There can be no doubt that the existence of paradoxes has stimulated vigorous and highly productive activity in philosophy and in logic. Take two famous examples: The Liar Paradox, which arises from a sentence such as
L This statement is false.
and the Russell Paradox which arises from the sentence
R The class of all classes which are not members of themselves
is a member of itself.
The first of these has been a source of anguish for over 2,000 years. The second has engaged the serious attention of logicians for over three quarters of a century. Investigation of paradoxes of this sort has spawned whole new fields of study, such as technical semantics and axiomatic set theory.
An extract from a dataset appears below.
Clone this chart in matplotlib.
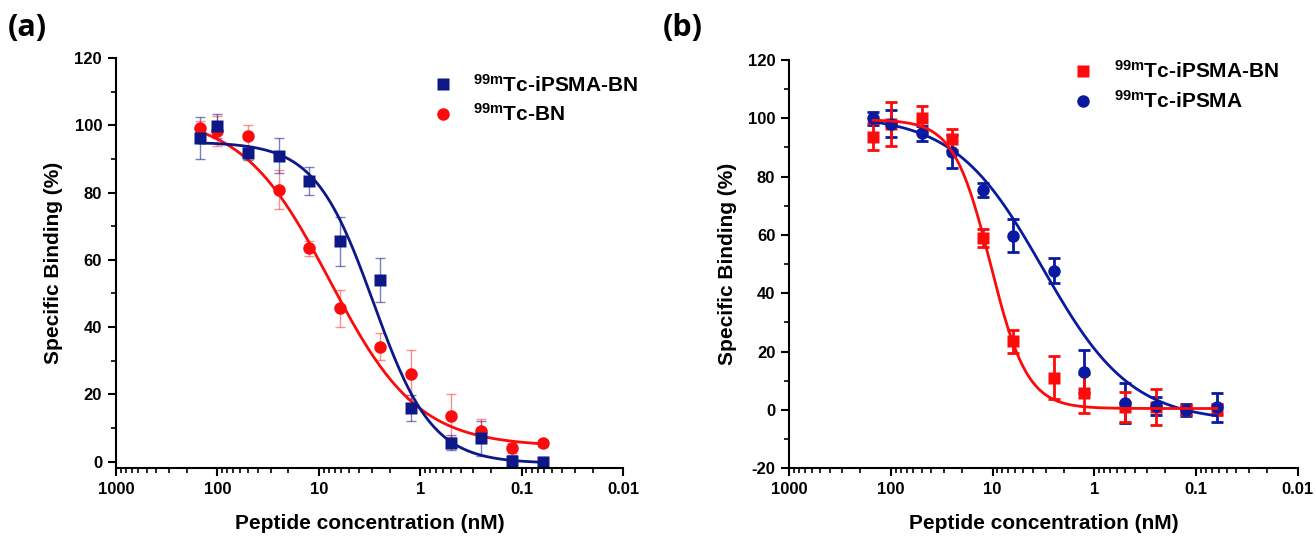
import numpy as np
import matplotlib
matplotlib.use("Agg")
import matplotlib.pyplot as plt
from matplotlib.lines import Line2D
from matplotlib.ticker import LogLocator, NullFormatter, FixedLocator, FixedFormatter, MultipleLocator

plt.rcParams['font.family'] = ['Liberation Sans', 'DejaVu Sans']
plt.rcParams['font.weight'] = 'bold'
plt.rcParams['axes.unicode_minus'] = False
plt.rcParams['mathtext.fontset'] = 'custom'
plt.rcParams['mathtext.rm'] = 'Liberation Sans:bold'
plt.rcParams['mathtext.it'] = 'Liberation Sans:bold'
plt.rcParams['mathtext.bf'] = 'Liberation Sans:bold'

# peptide concentrations (nM)
conc = [150, 100, 50, 25, 12.5, 6.25, 2.5, 1.25, 0.5, 0.25, 0.125, 0.0625]

# panel (a)
a_ipsma_bn = [96.2, 99.8, 91.8, 90.9, 83.5, 65.5, 54.0, 16.0, 5.6, 6.9, 0.3, 0.0]
a_ipsma_bn_err = [6.3, 3.5, 2.0, 5.2, 4.2, 7.2, 6.5, 3.8, 2.3, 5.2, 1.7, 1.5]
a_bn = [99.3, 98.3, 96.7, 80.8, 63.4, 45.6, 34.2, 25.9, 13.7, 9.1, 4.1, 5.4]
a_bn_err = [2.0, 4.5, 3.4, 5.8, 2.3, 5.5, 4.1, 7.3, 6.4, 3.7, 1.5, 1.0]

# panel (b)
b_ipsma_bn = [93.7, 98.0, 100.0, 92.8, 59.0, 23.6, 11.1, 5.7, 1.0, 1.0, 0.0, 0.2]
b_ipsma_bn_err = [4.7, 7.6, 4.3, 3.6, 3.0, 3.9, 7.5, 6.7, 5.2, 6.1, 1.5, 1.8]
b_ipsma = [100.0, 98.2, 94.8, 88.5, 75.4, 59.8, 47.8, 13.1, 2.3, 1.4, 0.0, 0.9]
b_ipsma_err = [2.2, 4.6, 2.6, 5.7, 2.3, 5.6, 4.3, 7.4, 6.9, 3.0, 2.0, 5.0]

# dose-response fits: top, bottom, IC50 (nM), hill slope
fit_a_ipsma_bn = (95.0, -0.5, 2.9, 1.5)
fit_a_bn = (103.0, 4.5, 7.8, 1.0)
fit_b_ipsma_bn = (99.5, 0.5, 10.5, 2.4)
fit_b_ipsma = (101.0, -4.0, 3.2, 1.0)

x_ticks = [1000, 100, 10, 1, 0.1, 0.01]
x_labels = ["1000", "100", "10", "1", "0.1", "0.01"]

navy = "#0c1888"
blue = "#0a1aa0"
red = "#fd0a0a"


def logistic(x, top, bottom, ic50, hill):
    return bottom + (top - bottom) / (1 + 10 ** (hill * (np.log10(ic50) - np.log10(x))))


def style_axes(ax, ymin, yticks):
    ax.set_xscale('log')
    ax.set_xlim(1000, 0.01)
    ax.xaxis.set_major_locator(FixedLocator(x_ticks))
    ax.xaxis.set_major_formatter(FixedFormatter(x_labels))
    ax.xaxis.set_minor_locator(LogLocator(base=10, subs=np.arange(2, 10), numticks=20))
    ax.xaxis.set_minor_formatter(NullFormatter())
    ax.set_ylim(ymin, 120)
    ax.set_yticks(yticks)
    ax.yaxis.set_minor_locator(MultipleLocator(10))
    for s in ['top', 'right']:
        ax.spines[s].set_visible(False)
    for s in ['left', 'bottom']:
        ax.spines[s].set_linewidth(1.5)
    ax.tick_params(which='major', direction='out', length=6, width=1.5, labelsize=12, pad=4)
    ax.tick_params(which='minor', direction='out', length=3.5, width=1.2)
    ax.set_xlabel("Peptide concentration (nM)", fontsize=15, fontweight='bold', labelpad=12)
    ax.set_ylabel("Specific Binding (%)", fontsize=15, fontweight='bold', labelpad=8)


fig = plt.figure(figsize=(13.15, 5.36), dpi=100)
ax1 = fig.add_axes([0.0882, 0.1263, 0.3858, 0.7655])
ax2 = fig.add_axes([0.6002, 0.1263, 0.3866, 0.7618])

xc = np.logspace(np.log10(conc[0]), np.log10(conc[-1]), 300)

# panel (a)
ax1.errorbar(conc, a_ipsma_bn, yerr=a_ipsma_bn_err, fmt='none', ecolor=navy, alpha=0.55,
             elinewidth=1, capsize=3.5, capthick=1)
ax1.errorbar(conc, a_bn, yerr=a_bn_err, fmt='none', ecolor=red, alpha=0.45,
             elinewidth=1, capsize=3.5, capthick=1)
ax1.plot(xc, logistic(xc, *fit_a_bn), color=red, lw=2)
ax1.plot(xc, logistic(xc, *fit_a_ipsma_bn), color=navy, lw=2)
ax1.plot(conc, a_bn, 'o', color=red, ms=9, mec='none')
ax1.plot(conc, a_ipsma_bn, 's', color=navy, ms=8, mec='none')
style_axes(ax1, -2, [0, 20, 40, 60, 80, 100, 120])

h1 = [Line2D([], [], marker='s', ls='none', color=navy, ms=8, mec='none'),
      Line2D([], [], marker='o', ls='none', color=red, ms=9, mec='none')]
ax1.legend(h1, [r'$^{99m}$Tc-iPSMA-BN', r'$^{99m}$Tc-BN'], loc='upper left',
           bbox_to_anchor=(0.624, 0.962), frameon=False, borderpad=0, borderaxespad=0,
           handlelength=1.0, handletextpad=0.95, labelspacing=0.37,
           prop={'size': 15, 'weight': 'bold'})

# panel (b)
ax2.errorbar(conc, b_ipsma, yerr=b_ipsma_err, fmt='none', ecolor=blue,
             elinewidth=2, capsize=4, capthick=2)
ax2.errorbar(conc, b_ipsma_bn, yerr=b_ipsma_bn_err, fmt='none', ecolor=red,
             elinewidth=2, capsize=4, capthick=2)
ax2.plot(conc, b_ipsma_bn, 's', color=red, ms=8, mec='none')
ax2.plot(conc, b_ipsma, 'o', color=blue, ms=9, mec='none')
ax2.plot(xc, logistic(xc, *fit_b_ipsma), color=blue, lw=2)
ax2.plot(xc, logistic(xc, *fit_b_ipsma_bn), color=red, lw=2)
style_axes(ax2, -20, [-20, 0, 20, 40, 60, 80, 100, 120])

h2 = [Line2D([], [], marker='s', ls='none', color=red, ms=8, mec='none'),
      Line2D([], [], marker='o', ls='none', color=blue, ms=9, mec='none')]
ax2.legend(h2, [r'$^{99m}$Tc-iPSMA-BN', r'$^{99m}$Tc-iPSMA'], loc='upper left',
           bbox_to_anchor=(0.558, 1.0), frameon=False, borderpad=0, borderaxespad=0,
           handlelength=1.0, handletextpad=0.95, labelspacing=0.39,
           prop={'size': 15, 'weight': 'bold'})

fig.text(0.006, 0.975, "(a)", fontsize=22, fontweight='bold', family=['Open Sans', 'DejaVu Sans'],
         va='top', ha='left')
fig.text(0.504, 0.975, "(b)", fontsize=22, fontweight='bold', family=['Open Sans', 'DejaVu Sans'],
         va='top', ha='left')

fig.savefig("out.png", dpi=100)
It has been claimed that legal reasoning is infected with paradoxes and that these paradoxes are similar in structure to those, like the two we have cited, which are of interest to the logician. If this claim were true one of two consequences would follow. Either the jurisprudent would face what would in all likelihood be a protracted struggle with these legal paradoxes resulting, perhaps, in significant additions to legal theory, or else, if these paradoxes were sufficiently similar to those of the logician, he might try to utilise the logician's results to solve his own legal puzzles.
The first alternative, though attractive to a theoretician, may appear rather dismal to those engaged in the business of law. Whereas reflection on the logical paradoxes can lead to only more refined abstractions—the philosopher's meat and drink—legal theory is rather intimately connected with practical affairs.